▸ EXERCISE AIM: Provide nothing but the number of lines containing the string "this".

▸ Rows from a dataset of charts and code:
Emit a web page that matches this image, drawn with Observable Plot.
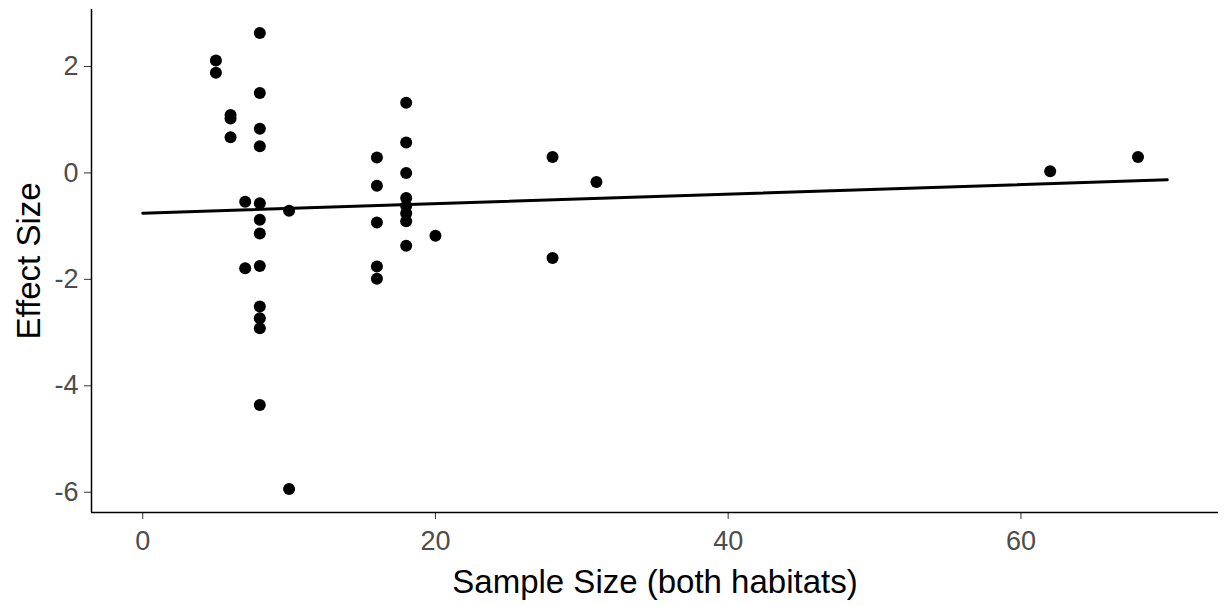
<!DOCTYPE html>
<html><head><meta charset="utf-8">
<script src="https://cdn.jsdelivr.net/npm/d3@7"></script>
<script src="https://cdn.jsdelivr.net/npm/@observablehq/plot@0.6"></script>
<style>
body{margin:0;background:#fff;}
#chart svg{display:block;font-family:"Liberation Sans",Arial,sans-serif;background:#fff;}
</style>
</head><body><div id="chart"></div>
<script>
const sampleSize = [
  5,5,
  6,6,6,
  7,7,
  8,8,8,8,8,8,8,8,8,8,8,8,
  10,10,
  16,16,16,16,16,
  18,18,18,18,18,18,18,18,
  20,
  28,28,
  31,62,68
];
const effectSize = [
  2.11,1.88,
  1.09,1.02,0.67,
  -0.54,-1.79,
  2.63,1.50,0.83,0.50,-0.57,-0.88,-1.14,-1.75,-2.51,-2.73,-2.92,-4.36,
  -0.71,-5.94,
  0.29,-0.24,-0.93,-1.76,-1.99,
  1.32,0.57,0.00,-0.47,-0.62,-0.76,-0.91,-1.37,
  -1.18,
  0.30,-1.60,
  -0.17,0.03,0.30
];
const xTicks = [0,20,40,60];
const yTicks = [-6,-4,-2,0,2];
const xDomain = [-3.5, 73.5];
const yDomain = [-6.38, 3.07];
const fitRange = [0, 70];
const fitIntercept = -0.756;
const fitSlope = 0.00894;
const xTitle = "Sample Size (both habitats)";
const yTitle = "Effect Size";

const points = sampleSize.map((x, i) => ({x, y: effectSize[i]}));
const fit = fitRange.map(x => ({x, y: fitIntercept + fitSlope * x}));
const fmt = d => String(d);

const chart = Plot.plot({
  width: 1224,
  height: 606,
  marginLeft: 91,
  marginRight: 6,
  marginTop: 9,
  marginBottom: 94,
  style: {background: "#fff", fontFamily: "'Liberation Sans', Arial, sans-serif"},
  x: {domain: xDomain, ticks: xTicks},
  y: {domain: yDomain, ticks: yTicks},
  marks: [
    Plot.axisX({ticks: xTicks, tickFormat: fmt, tickSize: 7, tickPadding: 11, fontSize: 27, stroke: "#333", fill: "#4d4d4d", label: null}),
    Plot.axisY({ticks: yTicks, tickFormat: fmt, tickSize: 7, tickPadding: 6, fontSize: 27, stroke: "#333", fill: "#4d4d4d", label: null}),
    Plot.ruleX([xDomain[0]], {stroke: "black", strokeWidth: 1.5}),
    Plot.ruleY([yDomain[0]], {stroke: "black", strokeWidth: 1.5}),
    Plot.dot(points, {x: "x", y: "y", r: 6, fill: "black", stroke: null}),
    Plot.line(fit, {x: "x", y: "y", stroke: "black", strokeWidth: 3}),
    Plot.text([xTitle], {frameAnchor: "bottom", dy: 80, fontSize: 33, fill: "black", text: d => d}),
    Plot.text([yTitle], {frameAnchor: "left", textAnchor: "middle", lineAnchor: "middle", dx: -62, rotate: -90, fontSize: 33, fill: "black", text: d => d})
  ]
});
document.getElementById("chart").appendChild(chart);
</script>
</body></html>
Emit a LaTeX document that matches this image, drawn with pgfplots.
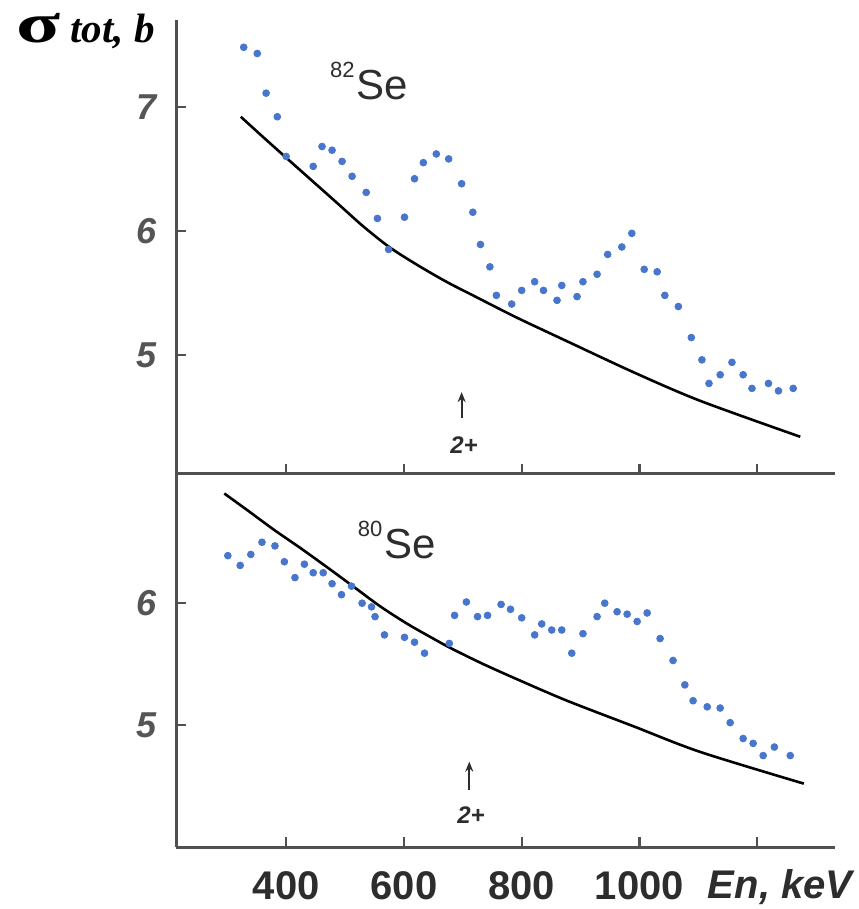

▸ FULL RESPONSE: 2